The AI Invoice Analysis-as-a-service Landscape
The world of automatic invoice analysis has transformed in the last 3 years. All major cloud providers are now offering AI-as-a-service products, and business document analysis tools take a big part of their offering. Automatic document analysis can be transformative for many industries, and the VAT\GST reclaim world is no different. Extracting information from invoices and receipts can drive decisions and tracking that are crucial for organizations.
We looked up the offering from 4 major cloud-AI providers and compared their document analysis products. Each solution has different parameters, such as cost, API, language bindings, metrics and integration with other data services. We hereby present our findings.

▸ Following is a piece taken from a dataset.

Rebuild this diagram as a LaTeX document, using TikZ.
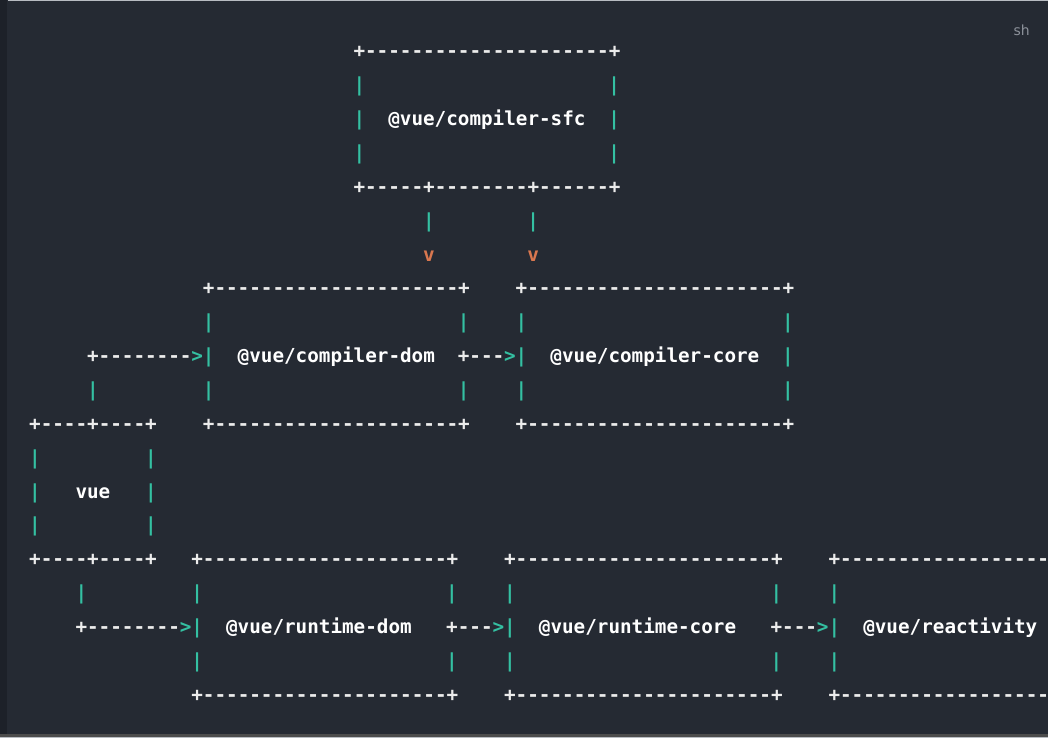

Microsoft Azure Cognitive Services
https://azure.microsoft.com/en-us/services/cognitive-services/form-recognizer/
“Form Recognizer” identifies key-value data and tables from form-like documents, including invoices and receipts. The model can do so without labeled data as it leverages pre-trained models, but one can also provide manually labeled data for better performance metrics on harder document images.
The receipt identification API provides output fields such as: receipt type (e.g. “itemized”), merchant name, address, phone number, transaction date-time, line items and their prices, as well as totals and tax. The API supports HTTP REST call as well as a simple Python binding. This service is open and ready to be used by 3rd parties, and has a working online demo.
Google Document AI
https://cloud.google.com/solutions/document-ai/
Google’s “Document AI” is claimed extract and identify common fields e.g. addresses, phone numbers, merchants, amounts, and other key values such as tax in receipts and invoices. However, Google is not yet releasing the Document AI as a ready service API now, and request potential users to call the sales team.
Amazon Textract
https://aws.amazon.com/textract/features/
The AWS service called “Textract” is able to perform OCR as well as extract key-value pairs and identify data types such as dates and amounts. While it doesn’t offer a direct all-in-one service to analyze an invoice or receipt fully, like Azure’s “Form Recognizer”, it does extract all the data to do so semi-manually. Online examples of using Textract for invoice analysis contain some regular expression or further steps to transform the output according to the use-case.
IBM Watson Invoice Understanding
https://cloud.ibm.com/docs/services/compare-comply?topic=compare-comply-invoices
IBM’s Watson AI services suite offers a direct API to analyze invoices. The service is able to extract the following fields: amounts, currencies, order and invoice IDs, dates and items. The service is accessible via a REST API with standard request tools such as curl. The service is offered in a beta state, and interested parties must email the IBM business partnership team to get access to the service API.
Summary
Analyzing invoices with AI is now offered as an automated service. This was not the case 3 years ago. This change is transforming the data pipelines for many organizations that rely on analyzing business documents. As far as we can ascertain, Microsoft’s Azure Cognitive Services invoice analysis service is the only readily available product that can be used immediately and fully, and this service is also in its 2nd version that speaks to its maturity. However, we are certain the other providers are hard at work to get their services up-and-running to join the race. IBM and Google are closer to releasing their API to the public than Amazon. With such services in place, invoice analysis can now be put into existing data processing pipelines to support use-cases such as VAT\GST reclaim.